Look for the list of URLs in the GSC’s Search Analytics report after you’ve completed this operation. You might be wondering if these URLs have been indexed already. Yes, although some of these pages may still be inaccessible via your website’s internal links. These pages are at risk of becoming orphan pages in the future, but you can prevent this from happening.
Fixing Orphan Pages – Get Ahead in the Game
Orphan pages can be a significant problem for your website, particularly in terms of SEO. Let’s look at the following stage, which is to fix orphan pages now that you know how to find them.

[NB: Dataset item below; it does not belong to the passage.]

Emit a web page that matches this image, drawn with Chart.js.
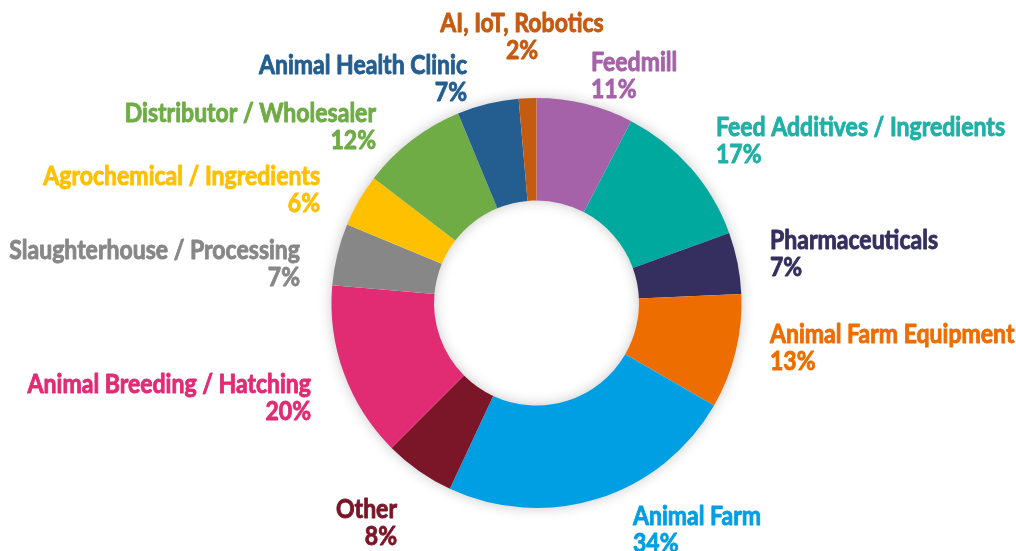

When you’ve found all of your website’s orphan pages, the following step is to decide which ones are worth addressing and which ones should be eliminated. The following are the questions you should ask yourself in order to make this decision:
- Where does the page now reside in your website’s taxonomy?
- Is the page useful to the visitors? If so, where in your website’s architecture should it be placed?
- Is it possible for the page to rank for any keywords? Is it possible to optimise it to improve your website’s SEO?
- Is it possible that the page will be backlinked? Or does the page have the potential to be linked to from other websites?
- Is the content on this page similar to that on any of the others?
The answers to these questions will aid you in deciding whether or not to maintain or delete the orphan pages. You may also use this data to figure out how much labor it will take to fix the pages you preserve and how much value they will provide.